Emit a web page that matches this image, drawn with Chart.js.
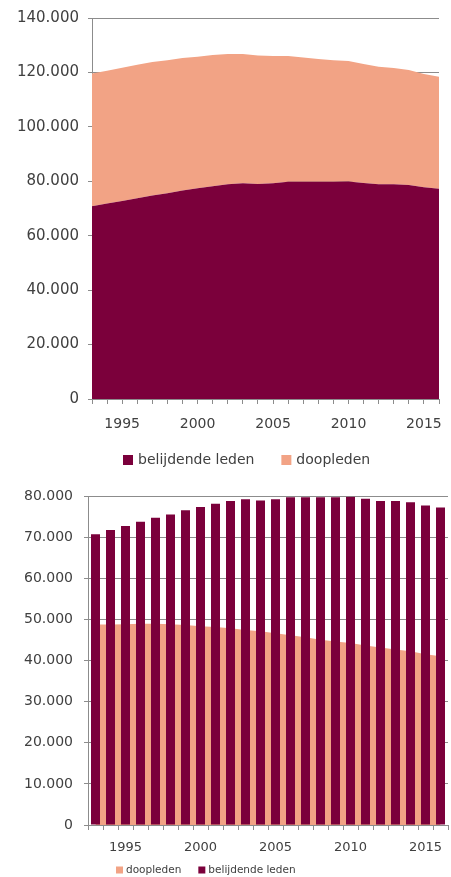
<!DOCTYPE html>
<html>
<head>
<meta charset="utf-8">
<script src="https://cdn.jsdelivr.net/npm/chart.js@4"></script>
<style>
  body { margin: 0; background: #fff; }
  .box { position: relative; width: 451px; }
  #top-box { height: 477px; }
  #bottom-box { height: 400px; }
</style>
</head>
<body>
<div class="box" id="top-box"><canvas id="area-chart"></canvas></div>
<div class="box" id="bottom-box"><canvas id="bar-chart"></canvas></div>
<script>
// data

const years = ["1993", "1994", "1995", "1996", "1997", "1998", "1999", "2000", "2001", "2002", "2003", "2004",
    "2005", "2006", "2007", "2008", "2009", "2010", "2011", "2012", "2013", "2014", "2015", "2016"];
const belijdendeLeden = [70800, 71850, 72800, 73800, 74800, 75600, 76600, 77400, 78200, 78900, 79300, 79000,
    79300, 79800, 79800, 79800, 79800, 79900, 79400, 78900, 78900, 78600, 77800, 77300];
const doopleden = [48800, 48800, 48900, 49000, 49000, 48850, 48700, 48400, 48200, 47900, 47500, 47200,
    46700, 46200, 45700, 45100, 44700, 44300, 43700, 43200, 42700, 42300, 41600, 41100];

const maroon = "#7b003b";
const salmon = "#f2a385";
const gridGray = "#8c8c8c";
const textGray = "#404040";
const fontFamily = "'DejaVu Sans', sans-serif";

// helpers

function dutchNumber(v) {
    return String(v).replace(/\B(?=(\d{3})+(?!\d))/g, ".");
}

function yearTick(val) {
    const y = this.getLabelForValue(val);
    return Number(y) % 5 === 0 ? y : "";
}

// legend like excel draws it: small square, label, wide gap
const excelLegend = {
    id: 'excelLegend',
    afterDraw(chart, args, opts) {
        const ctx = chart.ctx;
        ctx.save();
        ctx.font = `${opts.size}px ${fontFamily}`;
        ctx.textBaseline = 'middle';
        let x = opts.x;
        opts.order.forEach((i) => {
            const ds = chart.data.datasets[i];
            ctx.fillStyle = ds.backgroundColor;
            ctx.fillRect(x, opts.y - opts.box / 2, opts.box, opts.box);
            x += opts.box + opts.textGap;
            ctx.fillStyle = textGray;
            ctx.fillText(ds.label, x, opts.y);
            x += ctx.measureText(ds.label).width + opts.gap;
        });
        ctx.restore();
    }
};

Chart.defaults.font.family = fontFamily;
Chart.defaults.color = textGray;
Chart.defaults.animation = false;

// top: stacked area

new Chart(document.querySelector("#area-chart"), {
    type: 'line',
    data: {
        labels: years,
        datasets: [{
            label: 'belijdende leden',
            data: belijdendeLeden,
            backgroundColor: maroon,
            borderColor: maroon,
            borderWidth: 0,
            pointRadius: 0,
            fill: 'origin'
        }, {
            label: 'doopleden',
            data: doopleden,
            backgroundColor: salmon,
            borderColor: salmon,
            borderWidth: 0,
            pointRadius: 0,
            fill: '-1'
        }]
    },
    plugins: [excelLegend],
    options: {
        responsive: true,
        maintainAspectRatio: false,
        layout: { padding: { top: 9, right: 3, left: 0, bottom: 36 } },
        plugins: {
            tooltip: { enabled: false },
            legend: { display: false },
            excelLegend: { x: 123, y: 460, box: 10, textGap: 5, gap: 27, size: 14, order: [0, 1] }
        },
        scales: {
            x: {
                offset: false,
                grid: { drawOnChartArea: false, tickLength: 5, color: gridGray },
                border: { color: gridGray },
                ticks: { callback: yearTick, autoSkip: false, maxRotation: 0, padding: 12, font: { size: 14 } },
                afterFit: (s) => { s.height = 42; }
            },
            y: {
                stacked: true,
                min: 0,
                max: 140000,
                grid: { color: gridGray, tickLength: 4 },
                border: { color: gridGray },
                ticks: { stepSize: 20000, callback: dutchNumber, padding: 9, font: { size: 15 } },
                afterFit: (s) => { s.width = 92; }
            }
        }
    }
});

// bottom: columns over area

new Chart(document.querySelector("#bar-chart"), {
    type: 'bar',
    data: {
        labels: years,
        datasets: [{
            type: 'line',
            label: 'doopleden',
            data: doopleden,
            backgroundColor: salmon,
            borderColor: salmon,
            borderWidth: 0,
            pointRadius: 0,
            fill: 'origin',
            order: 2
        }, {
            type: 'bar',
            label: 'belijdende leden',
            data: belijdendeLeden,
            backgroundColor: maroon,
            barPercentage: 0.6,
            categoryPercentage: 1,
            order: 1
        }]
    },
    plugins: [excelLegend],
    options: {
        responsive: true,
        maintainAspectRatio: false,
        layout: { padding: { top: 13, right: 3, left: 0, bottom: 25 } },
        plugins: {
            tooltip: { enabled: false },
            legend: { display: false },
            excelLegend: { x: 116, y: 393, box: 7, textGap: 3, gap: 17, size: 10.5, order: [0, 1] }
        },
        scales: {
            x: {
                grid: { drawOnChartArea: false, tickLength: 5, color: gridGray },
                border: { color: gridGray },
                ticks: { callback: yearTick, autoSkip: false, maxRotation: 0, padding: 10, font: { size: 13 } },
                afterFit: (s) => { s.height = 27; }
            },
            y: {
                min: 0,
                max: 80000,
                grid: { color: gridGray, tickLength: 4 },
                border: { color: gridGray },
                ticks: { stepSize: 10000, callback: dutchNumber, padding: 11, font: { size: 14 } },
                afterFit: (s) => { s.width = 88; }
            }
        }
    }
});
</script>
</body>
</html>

-=-=-

Retype the data above exactly; pictures are not part of the copy.

Exercise response:
Emit a web page that matches this image, drawn with Chart.js.
<!DOCTYPE html>
<html>
<head>
<meta charset="utf-8">
<script src="https://cdn.jsdelivr.net/npm/chart.js@4"></script>
<style>
  body { margin: 0; background: #fff; }
  .box { position: relative; width: 451px; }
  #top-box { height: 477px; }
  #bottom-box { height: 400px; }
</style>
</head>
<body>
<div class="box" id="top-box"><canvas id="area-chart"></canvas></div>
<div class="box" id="bottom-box"><canvas id="bar-chart"></canvas></div>
<script>
// data

const years = ["1993", "1994", "1995", "1996", "1997", "1998", "1999", "2000", "2001", "2002", "2003", "2004",
    "2005", "2006", "2007", "2008", "2009", "2010", "2011", "2012", "2013", "2014", "2015", "2016"];
const belijdendeLeden = [70800, 71850, 72800, 73800, 74800, 75600, 76600, 77400, 78200, 78900, 79300, 79000,
    79300, 79800, 79800, 79800, 79800, 79900, 79400, 78900, 78900, 78600, 77800, 77300];
const doopleden = [48800, 48800, 48900, 49000, 49000, 48850, 48700, 48400, 48200, 47900, 47500, 47200,
    46700, 46200, 45700, 45100, 44700, 44300, 43700, 43200, 42700, 42300, 41600, 41100];

const maroon = "#7b003b";
const salmon = "#f2a385";
const gridGray = "#8c8c8c";
const textGray = "#404040";
const fontFamily = "'DejaVu Sans', sans-serif";

// helpers

function dutchNumber(v) {
    return String(v).replace(/\B(?=(\d{3})+(?!\d))/g, ".");
}

function yearTick(val) {
    const y = this.getLabelForValue(val);
    return Number(y) % 5 === 0 ? y : "";
}

// legend like excel draws it: small square, label, wide gap
const excelLegend = {
    id: 'excelLegend',
    afterDraw(chart, args, opts) {
        const ctx = chart.ctx;
        ctx.save();
        ctx.font = `${opts.size}px ${fontFamily}`;
        ctx.textBaseline = 'middle';
        let x = opts.x;
        opts.order.forEach((i) => {
            const ds = chart.data.datasets[i];
            ctx.fillStyle = ds.backgroundColor;
            ctx.fillRect(x, opts.y - opts.box / 2, opts.box, opts.box);
            x += opts.box + opts.textGap;
            ctx.fillStyle = textGray;
            ctx.fillText(ds.label, x, opts.y);
            x += ctx.measureText(ds.label).width + opts.gap;
        });
        ctx.restore();
    }
};

Chart.defaults.font.family = fontFamily;
Chart.defaults.color = textGray;
Chart.defaults.animation = false;

// top: stacked area

new Chart(document.querySelector("#area-chart"), {
    type: 'line',
    data: {
        labels: years,
        datasets: [{
            label: 'belijdende leden',
            data: belijdendeLeden,
            backgroundColor: maroon,
            borderColor: maroon,
            borderWidth: 0,
            pointRadius: 0,
            fill: 'origin'
        }, {
            label: 'doopleden',
            data: doopleden,
            backgroundColor: salmon,
            borderColor: salmon,
            borderWidth: 0,
            pointRadius: 0,
            fill: '-1'
        }]
    },
    plugins: [excelLegend],
    options: {
        responsive: true,
        maintainAspectRatio: false,
        layout: { padding: { top: 9, right: 3, left: 0, bottom: 36 } },
        plugins: {
            tooltip: { enabled: false },
            legend: { display: false },
            excelLegend: { x: 123, y: 460, box: 10, textGap: 5, gap: 27, size: 14, order: [0, 1] }
        },
        scales: {
            x: {
                offset: false,
                grid: { drawOnChartArea: false, tickLength: 5, color: gridGray },
                border: { color: gridGray },
                ticks: { callback: yearTick, autoSkip: false, maxRotation: 0, padding: 12, font: { size: 14 } },
                afterFit: (s) => { s.height = 42; }
            },
            y: {
                stacked: true,
                min: 0,
                max: 140000,
                grid: { color: gridGray, tickLength: 4 },
                border: { color: gridGray },
                ticks: { stepSize: 20000, callback: dutchNumber, padding: 9, font: { size: 15 } },
                afterFit: (s) => { s.width = 92; }
            }
        }
    }
});

// bottom: columns over area

new Chart(document.querySelector("#bar-chart"), {
    type: 'bar',
    data: {
        labels: years,
        datasets: [{
            type: 'line',
            label: 'doopleden',
            data: doopleden,
            backgroundColor: salmon,
            borderColor: salmon,
            borderWidth: 0,
            pointRadius: 0,
            fill: 'origin',
            order: 2
        }, {
            type: 'bar',
            label: 'belijdende leden',
            data: belijdendeLeden,
            backgroundColor: maroon,
            barPercentage: 0.6,
            categoryPercentage: 1,
            order: 1
        }]
    },
    plugins: [excelLegend],
    options: {
        responsive: true,
        maintainAspectRatio: false,
        layout: { padding: { top: 13, right: 3, left: 0, bottom: 25 } },
        plugins: {
            tooltip: { enabled: false },
            legend: { display: false },
            excelLegend: { x: 116, y: 393, box: 7, textGap: 3, gap: 17, size: 10.5, order: [0, 1] }
        },
        scales: {
            x: {
                grid: { drawOnChartArea: false, tickLength: 5, color: gridGray },
                border: { color: gridGray },
                ticks: { callback: yearTick, autoSkip: false, maxRotation: 0, padding: 10, font: { size: 13 } },
                afterFit: (s) => { s.height = 27; }
            },
            y: {
                min: 0,
                max: 80000,
                grid: { color: gridGray, tickLength: 4 },
                border: { color: gridGray },
                ticks: { stepSize: 10000, callback: dutchNumber, padding: 11, font: { size: 14 } },
                afterFit: (s) => { s.width = 88; }
            }
        }
    }
});
</script>
</body>
</html>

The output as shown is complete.